The movie is bad in all the usual ways, and it would be easy enough to simply list them: The overacting, the use of voice-over narration to bridge awkward chasms between scenes, the predictable plot. But why don’t we take all of those things for granted and move on to the truly unspeakable things in this movie? We could make a list:
1. I suppose it was necessary to have a scene in which the heroine is cruelly treated by men. But (a) couldn’t they have thought of something other than rape by a garden hose? and (b) shouldn’t such a traumatic event have had some effect on the character?
2. After the rape, Pia is seen being comforted in bed by her mother and a doctor. A single thread of stage makeup, representing blood, has trickled out of her mouth and dried. It is left in place for the entire scene, suggesting that at no point did the doctor, her mother, or any other medical personnel or family member care enough to disturb the makeup in order to make the scene realistic by wiping away the blood.
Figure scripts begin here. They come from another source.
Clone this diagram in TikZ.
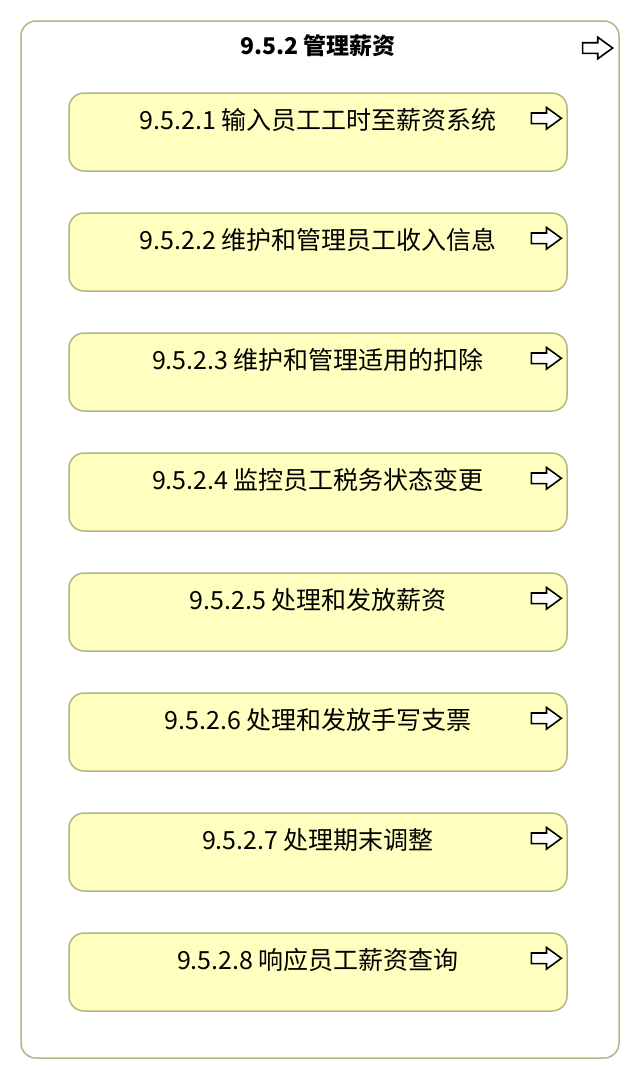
\documentclass[tikz,border=0pt]{standalone}
\usepackage{fontspec}
\setmainfont{Noto Sans CJK SC}
\usepackage{tikz}
\usetikzlibrary{shapes.arrows, positioning}

\definecolor{boxfill}{HTML}{FFFFC0}
\definecolor{boxline}{HTML}{B5B580}

\tikzset{
  group/.style={draw=boxline, line width=1.5pt, rounded corners=15pt, fill=white,
    minimum width=598pt, minimum height=1037pt, inner sep=0pt},
  task/.style={draw=boxline, line width=1.5pt, rounded corners=15pt, fill=boxfill,
    minimum width=498pt, minimum height=78pt, inner sep=0pt},
  flow/.style={draw=black, line width=1.6pt, fill=white, single arrow,
    single arrow head extend=5.5pt, single arrow tip angle=72,
    minimum height=30pt, inner sep=4.5pt, anchor=east},
  label/.style={font=\fontsize{25}{28}\selectfont, inner sep=0pt}
}

\begin{document}
\begin{tikzpicture}[x=1pt, y=-1pt]
  \useasboundingbox (0, 0) rectangle (640, 1080);

  \node[group] (g) at (320, 539.5) {};
  \node[label, font=\fontsize{23}{26}\selectfont\bfseries] (gt) at (318, 46) {9.5.2 管理薪资};
  \node[flow] (ga) at (614, 48) {};

  \node[task] (t1) at (318, 132) {};
  \node[task] (t2) at (318, 252) {};
  \node[task] (t3) at (318, 372) {};
  \node[task] (t4) at (318, 492) {};
  \node[task] (t5) at (318, 612) {};
  \node[task] (t6) at (318, 732) {};
  \node[task] (t7) at (318, 852) {};
  \node[task] (t8) at (318, 972) {};

  \node[label, below=28pt of t1.north, anchor=center] (t1l) {9.5.2.1 输入员工工时至薪资系统};
  \node[label, below=28pt of t2.north, anchor=center] (t2l) {9.5.2.2 维护和管理员工收入信息};
  \node[label, below=28pt of t3.north, anchor=center] (t3l) {9.5.2.3 维护和管理适用的扣除};
  \node[label, below=28pt of t4.north, anchor=center] (t4l) {9.5.2.4 监控员工税务状态变更};
  \node[label, below=28pt of t5.north, anchor=center] (t5l) {9.5.2.5 处理和发放薪资};
  \node[label, below=28pt of t6.north, anchor=center] (t6l) {9.5.2.6 处理和发放手写支票};
  \node[label, below=28pt of t7.north, anchor=center] (t7l) {9.5.2.7 处理期末调整};
  \node[label, below=28pt of t8.north, anchor=center] (t8l) {9.5.2.8 响应员工薪资查询};

  \node[flow] (t1a) at ([xshift=-5pt, yshift=-26pt]t1.north east) {};
  \node[flow] (t2a) at ([xshift=-5pt, yshift=-26pt]t2.north east) {};
  \node[flow] (t3a) at ([xshift=-5pt, yshift=-26pt]t3.north east) {};
  \node[flow] (t4a) at ([xshift=-5pt, yshift=-26pt]t4.north east) {};
  \node[flow] (t5a) at ([xshift=-5pt, yshift=-26pt]t5.north east) {};
  \node[flow] (t6a) at ([xshift=-5pt, yshift=-26pt]t6.north east) {};
  \node[flow] (t7a) at ([xshift=-5pt, yshift=-26pt]t7.north east) {};
  \node[flow] (t8a) at ([xshift=-5pt, yshift=-26pt]t8.north east) {};
\end{tikzpicture}
\end{document}
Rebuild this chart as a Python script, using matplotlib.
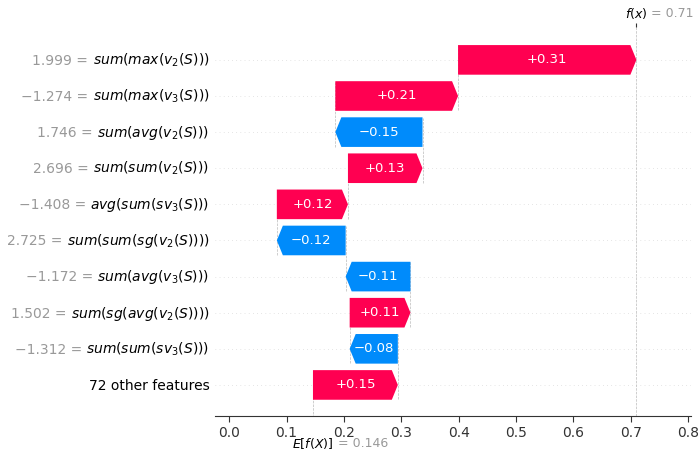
import numpy as np
import matplotlib.pyplot as plt
from matplotlib.patches import Polygon

# values, listed top row to bottom row
base_value = 0.146
feature_values = [1.999, -1.274, 1.746, 2.696, -1.408, 2.725, -1.172, 1.502, -1.312]
feature_names = [
    r"$sum(max(v_2(S)))$",
    r"$sum(max(v_3(S)))$",
    r"$sum(avg(v_2(S)))$",
    r"$sum(sum(v_2(S)))$",
    r"$avg(sum(sv_3(S)))$",
    r"$sum(sum(sg(v_2(S))))$",
    r"$sum(avg(v_3(S)))$",
    r"$sum(sg(avg(v_2(S))))$",
    r"$sum(sum(sv_3(S)))$",
]
other_label = "72 other features"
shap_values = [0.311, 0.214, -0.152, 0.13, 0.124, -0.12, -0.113, 0.106, -0.084, 0.148]
xticks = [0.0, 0.1, 0.2, 0.3, 0.4, 0.5, 0.6, 0.7, 0.8]

red = "#ff0051"
blue = "#008bfb"
gray = "#999999"


def fmt(v, f):
    return (f % v).replace("-", "\u2212")


n = len(shap_values)
fx = base_value + sum(shap_values)

fig = plt.figure(figsize=(7, 4.51), dpi=100)
ax = fig.add_axes([0.307, 0.0776, 0.68, 0.8625])
ax.set_xlim(-0.025, 0.805)
ax.set_ylim(-0.86, 9.91)

# cumulative positions bottom-up
vals_up = shap_values[::-1]
starts = base_value + np.concatenate([[0], np.cumsum(vals_up)[:-1]])
hl = 0.0105
h = 0.82

for k in range(n):
    v = vals_up[k]
    s = starts[k]
    e = s + v
    y = k
    if v > 0:
        pts = [(s, y - h/2), (e - hl, y - h/2), (e, y), (e - hl, y + h/2), (s, y + h/2)]
        col = red
    else:
        pts = [(s, y - h/2), (e + hl, y - h/2), (e, y), (e + hl, y + h/2), (s, y + h/2)]
        col = blue
    ax.add_patch(Polygon(pts, closed=True, facecolor=col, edgecolor="none", zorder=2))
    ax.text((s + e) / 2, y, fmt(v, "%+.2f"), ha="center", va="center",
            color="white", fontsize=9.5, zorder=3)
    # connector line at start of bar
    ax.plot([s, s], [y - 1 - 0.4, y + 0.4], color="#bbbbbb", linestyle="--",
            linewidth=0.5, zorder=1)
    ax.axhline(y, color="#cccccc", lw=0.5, dashes=(1, 5), zorder=0)

ax.axvline(fx, 0, 1, color="#bbbbbb", linestyle="--", linewidth=0.5, zorder=1)

# row labels: black feature name, gray value placed to its left
name_texts = []
for i, nm in enumerate(feature_names):
    y = n - 1 - i
    t = ax.annotate(nm, xy=(0, y), xycoords=("axes fraction", "data"),
                    xytext=(-4, -3.5), textcoords="offset points", ha="right", va="baseline",
                    fontsize=10, color="black")
    name_texts.append(t)
ax.annotate(other_label, xy=(0, 0), xycoords=("axes fraction", "data"),
            xytext=(-4, -3.5), textcoords="offset points", ha="right", va="baseline",
            fontsize=10, color="black")

fig.canvas.draw()
renderer = fig.canvas.get_renderer()
for i, t in enumerate(name_texts):
    bb = t.get_window_extent(renderer)
    y = n - 1 - i
    ybase = ax.transData.transform((0, y))[1] - 3.5 * fig.dpi / 72
    fig.text(bb.x0 / fig.bbox.width, ybase / fig.bbox.height,
             fmt(feature_values[i], "%.3f") + " = ", ha="right", va="baseline",
             fontsize=10, color=gray)

ax.set_yticks([])
ax.set_xticks(xticks)
ax.set_xticklabels(["%.1f" % t for t in xticks])
ax.tick_params(axis="x", labelsize=10, length=4, color="#333333", labelcolor="#333333")
for sp in ["top", "left", "right"]:
    ax.spines[sp].set_visible(False)
ax.spines["bottom"].set_color("#333333")

# f(x) marker on top
ax2 = ax.twiny()
ax2.set_xlim(ax.get_xlim())
ax2.set_xticks([fx])
ax2.set_xticklabels([])
ax2.tick_params(axis="x", length=3, color="#333333")
for sp in ax2.spines.values():
    sp.set_visible(False)
ax.annotate(r"$f(x)$", xy=(fx, 1), xycoords=("data", "axes fraction"),
            xytext=(-8.2, 10), textcoords="offset points", ha="left", va="center",
            fontsize=9, color="black")
ax.annotate("= " + fmt(fx, "%.2f"), xy=(fx, 1), xycoords=("data", "axes fraction"),
            xytext=(10.5, 10), textcoords="offset points", ha="left", va="center",
            fontsize=9, color=gray)

# E[f(X)] below
ax.annotate(r"$E[f(X)]$", xy=(base_value, 0), xycoords=("data", "axes fraction"),
            xytext=(-15.1, -19.5), textcoords="offset points", ha="left", va="center",
            fontsize=9, color="black")
ax.annotate("= " + fmt(base_value, "%.3f"), xy=(base_value, 0), xycoords=("data", "axes fraction"),
            xytext=(18, -19.5), textcoords="offset points", ha="left", va="center",
            fontsize=9, color=gray)

fig.savefig("out.png", dpi=100)
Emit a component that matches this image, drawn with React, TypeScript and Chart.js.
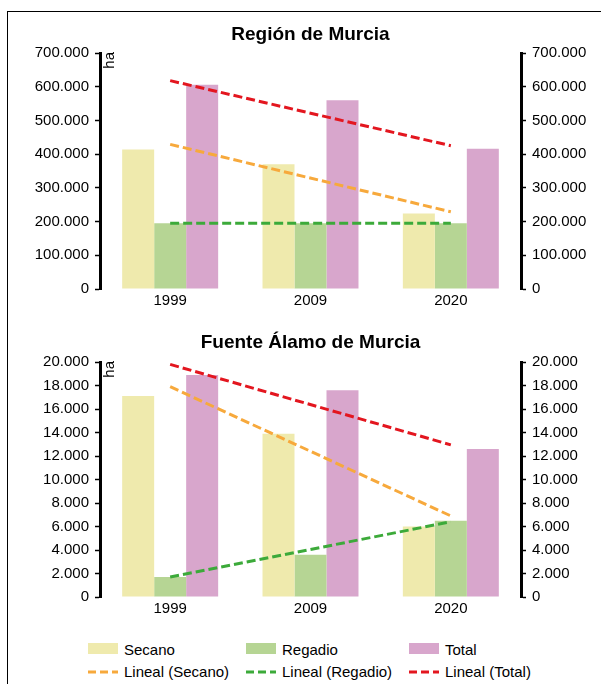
import React, { useEffect, useRef } from "react";
import { Chart, registerables } from "chart.js";

Chart.register(...registerables);

const FONT = '"Liberation Sans", Arial, Helvetica, sans-serif';
Chart.defaults.font.family = FONT;
Chart.defaults.color = "#000";

// Census years
const years = ["1999", "2009", "2020"];

// Región de Murcia, hectares
const murciaSecano = [414000, 370000, 224000];
const murciaRegadio = [195000, 195000, 195000];
const murciaTotal = [606000, 560000, 416000];
// Linear trend lines (first and last year, straight line in between)
const murciaTrendSecano = [429000, null, 229000];
const murciaTrendRegadio = [195000, null, 195000];
const murciaTrendTotal = [618000, null, 425000];
const murciaMax = 700000;
const murciaStep = 100000;

// Fuente Álamo de Murcia, hectares
const fuenteSecano = [17100, 13900, 6000];
const fuenteRegadio = [1700, 3600, 6500];
const fuenteTotal = [18900, 17600, 12600];
const fuenteTrendSecano = [17900, null, 6900];
const fuenteTrendRegadio = [1700, null, 6400];
const fuenteTrendTotal = [19800, null, 12950];
const fuenteMax = 20000;
const fuenteStep = 2000;

const COLOR_SECANO = "#efeaad";
const COLOR_REGADIO = "#b6d594";
const COLOR_TOTAL = "#d8a6cc";
const COLOR_TREND_SECANO = "#f7a93c";
const COLOR_TREND_REGADIO = "#3caa3a";
const COLOR_TREND_TOTAL = "#e3161f";

const PAGE_W = 601;
const PLOT_LEFT = 100;
const PLOT_RIGHT = 521;

// Spanish thousands separator: 700000 -> "700.000"
const fmt = (v: number | string) =>
  String(Math.round(Number(v))).replace(/\B(?=(\d{3})+(?!\d))/g, ".");

// Rotated unit label next to the left axis
const unitLabel = {
  id: "unitLabel",
  afterDraw(chart: any) {
    const { ctx, chartArea } = chart;
    ctx.save();
    ctx.translate(chartArea.left + 9.5, chartArea.top - 1);
    ctx.rotate(-Math.PI / 2);
    ctx.font = `15px ${FONT}`;
    ctx.fillStyle = "#000";
    ctx.textAlign = "right";
    ctx.textBaseline = "middle";
    ctx.fillText("ha", 0, 0);
    ctx.restore();
  },
};

type PanelProps = {
  title: string;
  secano: number[];
  regadio: number[];
  total: number[];
  trendSecano: (number | null)[];
  trendRegadio: (number | null)[];
  trendTotal: (number | null)[];
  max: number;
  step: number;
  top: number;
  height: number;
  titlePadTop: number;
  titlePadBottom: number;
};

function Panel(p: PanelProps) {
  const ref = useRef<HTMLCanvasElement>(null);

  useEffect(() => {
    if (!ref.current) return;

    const trend = (label: string, data: (number | null)[], color: string) => ({
      type: "line" as const,
      label,
      data,
      borderColor: color,
      backgroundColor: color,
      borderWidth: 3,
      borderDash: [9, 4],
      pointRadius: 0,
      pointHoverRadius: 0,
      spanGaps: true,
      tension: 0,
      fill: false,
      order: 0,
      yAxisID: "y",
    });

    const bar = (label: string, data: number[], color: string) => ({
      type: "bar" as const,
      label,
      data,
      backgroundColor: color,
      borderWidth: 0,
      barPercentage: 1,
      categoryPercentage: 0.684,
      order: 1,
      yAxisID: "y",
    });

    const yAxis = (position: "left" | "right", width: number) => ({
      type: "linear" as const,
      position,
      min: 0,
      max: p.max,
      afterFit: (scale: any) => {
        scale.width = width;
      },
      border: { display: true, color: "#000", width: 3 },
      grid: {
        display: true,
        drawOnChartArea: false,
        drawTicks: true,
        tickLength: 5,
        tickColor: "#000",
        tickWidth: 1.5,
      },
      ticks: {
        stepSize: p.step,
        padding: 6,
        color: "#000",
        font: { size: 15 },
        callback: (v: number | string) => fmt(v),
      },
    });

    const chart = new Chart(ref.current, {
      type: "bar",
      data: {
        labels: years,
        datasets: [
          bar("Secano", p.secano, COLOR_SECANO),
          bar("Regadio", p.regadio, COLOR_REGADIO),
          bar("Total", p.total, COLOR_TOTAL),
          trend("Lineal (Secano)", p.trendSecano, COLOR_TREND_SECANO),
          trend("Lineal (Regadio)", p.trendRegadio, COLOR_TREND_REGADIO),
          trend("Lineal (Total)", p.trendTotal, COLOR_TREND_TOTAL),
        ] as any,
      },
      options: {
        responsive: false,
        animation: false,
        layout: { padding: 0 },
        plugins: {
          legend: { display: false },
          tooltip: { enabled: false },
          title: {
            display: true,
            text: p.title,
            fullSize: false,
            color: "#000",
            font: { size: 19, weight: "bold" },
            padding: { top: p.titlePadTop, bottom: p.titlePadBottom },
          },
        },
        scales: {
          x: {
            afterFit: (scale: any) => {
              scale.height = 29;
            },
            border: { display: false },
            grid: { display: false, drawTicks: false },
            ticks: { padding: 3, color: "#000", font: { size: 15 } },
          },
          y: yAxis("left", PLOT_LEFT),
          y2: yAxis("right", PAGE_W - PLOT_RIGHT),
        },
      } as any,
      plugins: [unitLabel],
    });

    return () => chart.destroy();
  }, []);

  return (
    <canvas
      ref={ref}
      width={PAGE_W}
      height={p.height}
      style={{ position: "absolute", left: 0, top: p.top, width: PAGE_W, height: p.height }}
    />
  );
}

const legendColumns = [88, 246, 409];
const legendBars = [
  { label: "Secano", color: COLOR_SECANO },
  { label: "Regadio", color: COLOR_REGADIO },
  { label: "Total", color: COLOR_TOTAL },
];
const legendLines = [
  { label: "Lineal (Secano)", color: COLOR_TREND_SECANO },
  { label: "Lineal (Regadio)", color: COLOR_TREND_REGADIO },
  { label: "Lineal (Total)", color: COLOR_TREND_TOTAL },
];

function Legend() {
  const text: React.CSSProperties = {
    position: "absolute",
    fontFamily: FONT,
    fontSize: 15,
    lineHeight: "18px",
    color: "#000",
    whiteSpace: "nowrap",
  };
  return (
    <>
      {legendBars.map((item, i) => (
        <React.Fragment key={item.label}>
          <div
            style={{
              position: "absolute",
              left: legendColumns[i],
              top: 643,
              width: 30,
              height: 11,
              background: item.color,
            }}
          />
          <span style={{ ...text, left: legendColumns[i] + 36, top: 641 }}>{item.label}</span>
        </React.Fragment>
      ))}
      {legendLines.map((item, i) => (
        <React.Fragment key={item.label}>
          <svg
            width={30}
            height={4}
            style={{ position: "absolute", left: legendColumns[i], top: 670 }}
          >
            <line
              x1={0}
              y1={2}
              x2={30}
              y2={2}
              stroke={item.color}
              strokeWidth={3}
              strokeDasharray="8 4"
            />
          </svg>
          <span style={{ ...text, left: legendColumns[i] + 36, top: 663 }}>{item.label}</span>
        </React.Fragment>
      ))}
    </>
  );
}

export default function App() {
  return (
    <div
      style={{
        position: "absolute",
        left: 0,
        top: 0,
        width: PAGE_W,
        height: 684,
        overflow: "hidden",
        background: "#fff",
      }}
    >
      <div
        style={{
          position: "absolute",
          left: 7,
          top: 11,
          width: 800,
          height: 900,
          borderLeft: "1px solid #000",
          borderTop: "1px solid #000",
        }}
      />
      <Panel
        title="Región de Murcia"
        secano={murciaSecano}
        regadio={murciaRegadio}
        total={murciaTotal}
        trendSecano={murciaTrendSecano}
        trendRegadio={murciaTrendRegadio}
        trendTotal={murciaTrendTotal}
        max={murciaMax}
        step={murciaStep}
        top={0}
        height={318}
        titlePadTop={23.6}
        titlePadBottom={6.6}
      />
      <Panel
        title="Fuente Álamo de Murcia"
        secano={fuenteSecano}
        regadio={fuenteRegadio}
        total={fuenteTotal}
        trendSecano={fuenteTrendSecano}
        trendRegadio={fuenteTrendRegadio}
        trendTotal={fuenteTrendTotal}
        max={fuenteMax}
        step={fuenteStep}
        top={318}
        height={308}
        titlePadTop={13.6}
        titlePadBottom={7.6}
      />
      <Legend />
    </div>
  );
}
3. Proper nouns are missing from this movie. It seems to exist in a generic alternative universe in which nothing has its own name. The Oscars are known as “these awards” or “the awards.” After Pia and her first lover leave a movie, they have this conversation: “I liked him better.” “I liked her better.” No him or her is identified. This is the kind of conversation that results when a screenplay says, “They leave the theater and briefly discuss the movie,” but the screenplay doesn’t care what movie they saw.
4. The movie has no time for emotional transitions. When Pia marries the successful Hollywood writer, he is attentive and caring in one scene, and a sadist in the next, simply because the plot requires him to act that way. No motivation. When Pia goes crazy, it’s not so much in reaction to what’s been happening to her (she survived the garden hose with nary a backward glance) but because the script requires it, so that, later, she can pull herself back together again just as arbitrarily.
5. The movie’s whole plot hinges on Pia’s ability to rewrite a scene better than her jealous writer-husband. When the star of her husband’s movie weeps that she can’t play a certain graveyard scene, Pia whips out the portable typewriter and writes brilliant new dialogue for the star. What, you may ask, does Pia write? Here’s what. She has the grieving widow kneel by the side of the open grave and cry out (are you ready for this?) “Why? Why!!!”
That’s it. That’s the brilliant dialogue. And it can be used for more than a death scene, let me tell you. In fact, I walked out of this movie saying to myself, “Why? Why!!!”
Look Who’s Talking Now
(Directed by Tom Ropelewski; starring John Travolta, Kirstie Alley; 1993)
Look Who’s Talking Now is a fairly misleading title for those who paid attention during English class, since the talkers are dogs, and so the title of course should be Look What’s Talking Now. Anyone who paid attention during English will also find innumerable other distressing elements in the film, including what teachers used to call “lack of originality and aptness of thought.”